Berawal dari tragedi peledakan WTC (World Trade Center), serta adanya peristiwa bom yang kemudian dikenal dengan tindakan terorisme semakin kuat mengangkat fakta sosial mengenai isu radikalisme. Kasus ini kerap memperkuat diksi bahwa radikal dan terorisme sering dikonotasikan dengan kelompok Islam. Kenyataannya memang terdapat kelompok yang bertautan dengan ideologi Islam garis keras. “Namun, hal tersebut tidak dapat dijadikan generalisasi yang membangun cara pandang dan kebijakan bahwa radikalisme itu adalah radikalisme agama. Sehingga sasarannya pun institusi sosial seperti masjid, majelis taklim, dan bagian-bagian dari kelembagaan umat Islam,” tegas Prof Haedar.
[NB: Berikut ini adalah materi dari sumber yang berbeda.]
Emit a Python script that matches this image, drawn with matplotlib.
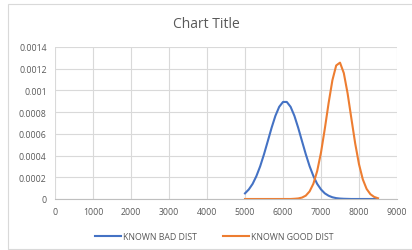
import matplotlib.pyplot as plt
from matplotlib.patches import Rectangle

# values
bad_x = [5000, 5100, 5200, 5300, 5400, 5500, 5600, 5700, 5800, 5900,
         6000, 6100, 6200, 6300, 6400, 6500, 6600, 6700, 6800, 6900,
         7000, 7100, 7200, 7300, 7400, 7500, 7600, 7700, 7800, 7900,
         8000, 8100, 8200, 8300, 8400, 8500]
bad_y = [0.000052, 0.000088, 0.000139, 0.000211, 0.000302, 0.000412,
         0.000533, 0.000656, 0.000766, 0.000849, 0.000894, 0.000894,
         0.000849, 0.000766, 0.000656, 0.000533, 0.000412, 0.000302,
         0.000211, 0.000139, 0.000088, 0.000052, 0.000030, 0.000016,
         0.000008, 0.000004, 0.000002, 0.000001, 0.0, 0.0,
         0.0, 0.0, 0.0, 0.0, 0.0, 0.0]

good_x = bad_x
good_y = [0.0, 0.0, 0.0, 0.0, 0.0, 0.0, 0.0, 0.0, 0.0, 0.0,
          0.0, 0.0, 0.0, 0.000002, 0.000005, 0.000013, 0.000031, 0.00007,
          0.000141, 0.000258, 0.000428, 0.000646, 0.000883, 0.001094,
          0.00123, 0.001256, 0.00116, 0.000973, 0.00074, 0.000511,
          0.00032, 0.000181, 0.000093, 0.000044, 0.000019, 0.000007]

x_ticks = [0, 1000, 2000, 3000, 4000, 5000, 6000, 7000, 8000, 9000]
y_ticks = [0, 0.0002, 0.0004, 0.0006, 0.0008, 0.001, 0.0012, 0.0014]
y_labels = ["0", "0.0002", "0.0004", "0.0006", "0.0008", "0.001", "0.0012", "0.0014"]

plt.rcParams["font.family"] = ["Open Sans", "DejaVu Sans"]
text_color = "#595959"

fig = plt.figure(figsize=(4.12, 2.51), dpi=100)
fig.patches.append(Rectangle((8 / 412, 0.005), 1.0, 1 - 5 / 251 - 0.005,
                             transform=fig.transFigure, fill=False,
                             edgecolor="#d9d9d9", linewidth=0.8))

ax = fig.add_axes([55 / 412, 1 - 200 / 251, 342 / 412, 152 / 251])
ax.plot(bad_x, bad_y, color="#4472c4", linewidth=1.5, label="KNOWN BAD DIST")
ax.plot(good_x, good_y, color="#ed7d31", linewidth=1.5, label="KNOWN GOOD DIST")

ax.set_xlim(0, 9000)
ax.set_ylim(0, 0.0014)
ax.set_xticks(x_ticks)
ax.set_yticks(y_ticks)
ax.set_yticklabels(y_labels)
ax.tick_params(length=0, labelsize=6.3, labelcolor=text_color, pad=6)
ax.grid(True, color="#d9d9d9", linewidth=0.8)
ax.set_axisbelow(True)
for side in ["top", "right", "left"]:
    ax.spines[side].set_visible(False)
ax.spines["bottom"].set_color("#bfbfbf")
ax.spines["bottom"].set_linewidth(0.8)

fig.text(0.5, 1 - 25 / 251, "Chart Title", ha="center", va="center",
         fontsize=10, color=text_color)

fig.legend(loc="center", bbox_to_anchor=(0.52, 1 - 238 / 251), ncol=2,
           frameon=False, fontsize=6.3, handlelength=3.0, columnspacing=3,
           labelcolor=text_color, handletextpad=0.2)

fig.savefig("out.png", dpi=100)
Pancasila sebagai Ideologi, Moderasi jadi Alternatif
Hal tersebut menyimpulkan bahwa persoalan mengenai Radikalisme bukanlah persoalan sederhana dan tidak bisa disederhanakan. Prof Haedar menegaskan bahwa radikalisme atasnama apapun dan dilakukan oleh siapapun merupakan persoalan yang sangat merugikan masa depan bangsa dan kehidupan umat manusia. Karenanya, tidak semestinya terdapat ambiguitas, standar ganda, dan melakukan politisi dalam mengkontruksi radikalisme sehingga label radikalisme dan hanya diperuntukkan untuk golongan tertentu.
“Berlandaskan Pembukaan UUD 1945, Indonesia harus mampu menyelesaikan masalah radikalisme dalam ranah politik, ekonomi, budaya, dan keagamaan,” ucap Dosen FISIPOL UMY ini. Mengusung kata moderasi, Prof Haedar mencoba memberikan jalan alternatif dari deradikalisasi untuk menghadapi segala bentuk radikalisasme secara moderat.
Berdasarkan pancasila, moderasi Indonesia dan keindonesiaan dapat menjadi pandangan dan orientasi yang perlu diutamakan. Dalam konteks moderasi agama, Prof Haedar mengapresiasi apa yang dilakukan oleh menteri agama pada periode lalu. “Yakni melakukan moderasi Indonesia sebagai arus utama dalam kehidupan bangsa Indonesia kedepan.”
Prof Haedar sangat menyayangkan jika ketakutan terhadap jihadis, khilafah dan lainnya justru menjadi alasan untuk menghapus materi pembelajaran yang terkait dengan jihadis dan khilafah. “Tetap ajarkan jihad dan materi khilafah, namun kita luruskan pemahamannya sebagaimana apa yang diajarkan Nabi Muhammad SAW,” lanjutnya.
Karena itu segala bentuk stigma terhadap radikalisme agama termasuk radikalime Islam harus kita sudahi dan tempatkan dalam seluruh mainstream radikalisme. Namun Prof Haedar menegaskan bagi kaum beragama pandangan ini tidak berarti membenarkan radikalisme, ekstrimisme, dan terorisme, atas nama agama manapun termasuk Islam. Islam tidak membenarkan ekstrimisme dan terorisme dalam bentuk apapun. “Karena Islam menghadirkan agama yang damai untuk seluruh umat semesta,” tutupnya.